With the aim of achieving an optimum indoor environment and lowering operating costs in the long term, the performance of a so-called “operational optimisation with weather forecast control” system has been tested in three administrative buildings in the German state of North Rhine-Westphalia since 2007. The operation of the heating systems is optimised based on a thermodynamic computer model and local weather forecast data. The result: A tangible increase in comfort with simultaneous heat energy savings.

Monolithically constructed buildings store heat in the walls, floor ceilings and fixtures. Depending on the insulation standard, type of heat exchangers (radiators, concrete core activation, HVAC system) and ventilation habits of the users, a change in the external temperature often only makes itself noticeable in the interior spaces after several hours or even days. A time delay therefore occurs between changes in the weather and the resulting heating requirement in the building interior. This can lead to increased energy consumption and reduced comfort caused by overheating.

Conventional control technology works with fixed time settings (e.g. day-night reductions) and rigid heating characteristic curves coupled with external temperature sensors. This is technically simple but has the disadvantage that adjustments have to be made by hand when changes in the weather occur. Many people will be familiar with this problem when it comes to underfloor heating. During the transitional periods, users helplessly play around with the heating settings to no avail. Sometimes it is too warm, sometimes too cold. In order to avoid complaints, the problem is often “solved” by setting the operating times and characteristic lines so generously that the heating technology safely copes with even the coldest day of the year. As a consequence, during most days with mild weather the heating “stubbornly” switches on too early at a fixed time and, despite the exterior temperature measurement, runs with an excessive supply temperature. And solar gain, which can have an enormous impact on the indoor environment in accordance with the building’s orientation and the amount of glazing, is not taken into account at all.

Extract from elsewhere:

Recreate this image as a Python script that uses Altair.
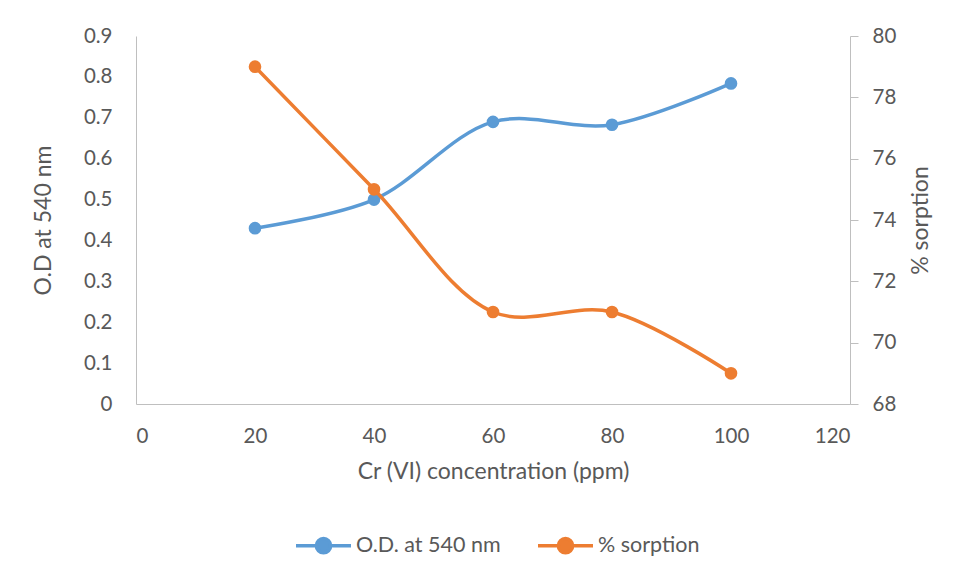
import altair as alt
import pandas as pd

conc = [20, 40, 60, 80, 100]
od = [0.43, 0.50, 0.69, 0.683, 0.784]
sorption = [79, 75, 71, 71, 69]
series_names = ["O.D. at 540 nm", "% sorption"]
colors = ["#5B9BD5", "#ED7D31"]

df = pd.DataFrame({"conc": conc, "od": od, "sorption": sorption})

FONT = "Lato"
TXT = "#595959"
AX = "#BFBFBF"

legend_path = ("M-1,0L-0.26,0M0.26,0L1,0"
               "M-0.26,0A0.26,0.26 0 1 1 0.26,0A0.26,0.26 0 1 1 -0.26,0Z")

color_scale = alt.Scale(domain=series_names, range=colors)
legend = alt.Legend(orient="none", direction="horizontal", title=None,
                    legendX=158, legendY=480, symbolType=legend_path,
                    symbolSize=3025, symbolStrokeWidth=3.5,
                    labelFontSize=21.5, labelFont=FONT, labelColor=TXT,
                    labelOffset=3, columnPadding=30)

x_enc = alt.X("conc:Q", scale=alt.Scale(domain=[0, 120], nice=False),
              axis=alt.Axis(values=[0, 20, 40, 60, 80, 100, 120], title="Cr (VI) concentration (ppm)",
                            grid=False, ticks=False, domainColor=AX, labelPadding=22,
                            titlePadding=14))

base_b = alt.Chart(df).transform_calculate(series="'%s'" % series_names[0])
base_o = alt.Chart(df).transform_calculate(series="'%s'" % series_names[1])

col = alt.Color("series:N", scale=color_scale, legend=legend)

blue_line = base_b.mark_line(interpolate="catmull-rom", strokeWidth=3.5).encode(
    x=x_enc,
    y=alt.Y("od:Q", scale=alt.Scale(domain=[0, 0.9], nice=False),
            axis=alt.Axis(values=[0, 0.1, 0.2, 0.3, 0.4, 0.5, 0.6, 0.7, 0.8, 0.9], format=".1~f",
                          title="O.D at 540 nm", grid=False, ticks=False, domainColor=AX,
                          labelPadding=24, titlePadding=28, orient="left")),
    color=col,
)
blue_pts = base_b.mark_circle(size=160, opacity=1).encode(
    x="conc:Q", y="od:Q", color=col)

orange_line = base_o.mark_line(interpolate="catmull-rom", strokeWidth=3.5).encode(
    x="conc:Q",
    y=alt.Y("sorption:Q", scale=alt.Scale(domain=[68, 80], nice=False),
            axis=alt.Axis(values=[68, 70, 72, 74, 76, 78, 80], title="% sorption", grid=False,
                          ticks=True, tickSize=8, tickColor=AX, domainColor=AX,
                          labelPadding=14, titlePadding=14, titleAngle=270,
                          titleBaseline="top", orient="right")),
    color=col,
)
orange_pts = base_o.mark_circle(size=160, opacity=1).encode(
    x="conc:Q", y="sorption:Q", color=col)

left = alt.layer(blue_line, blue_pts)
right = alt.layer(orange_line, orange_pts)

chart = alt.layer(left, right).resolve_scale(y="independent").properties(
    width=714, height=368,
    autosize=alt.AutoSizeParams(type="none"),
    padding={"left": 136, "top": 36, "right": 106, "bottom": 173},
    background="white",
).configure_view(stroke=None).configure_axis(
    labelFont=FONT, labelFontSize=20.5, labelColor=TXT,
    titleFont=FONT, titleFontSize=23, titleColor=TXT, titleFontWeight="normal",
    domainWidth=1,
)

chart.save("out.html", embed_options={"renderer": "svg", "actions": False})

Radiators are mostly mounted beneath windows. Permanent ventilation caused by users keeping windows open causes cold air to fall on the legally required thermostatic heads on the radiator valves, which as a result open and demand the maximum output from the heating boiler. Above the radiators, warm air considerably above the room temperature level rises upwards and escapes directly through the open windows to the outside. The radiators therefore give off considerably more heat than would be required if the room were correctly ventilated (intermittent ventilation instead of permanent ventilation). A solution is therefore being sought for supplying heat that does not provide heat on demand in the traditional manner but instead heats the rooms in accordance with precise structural and user requirements.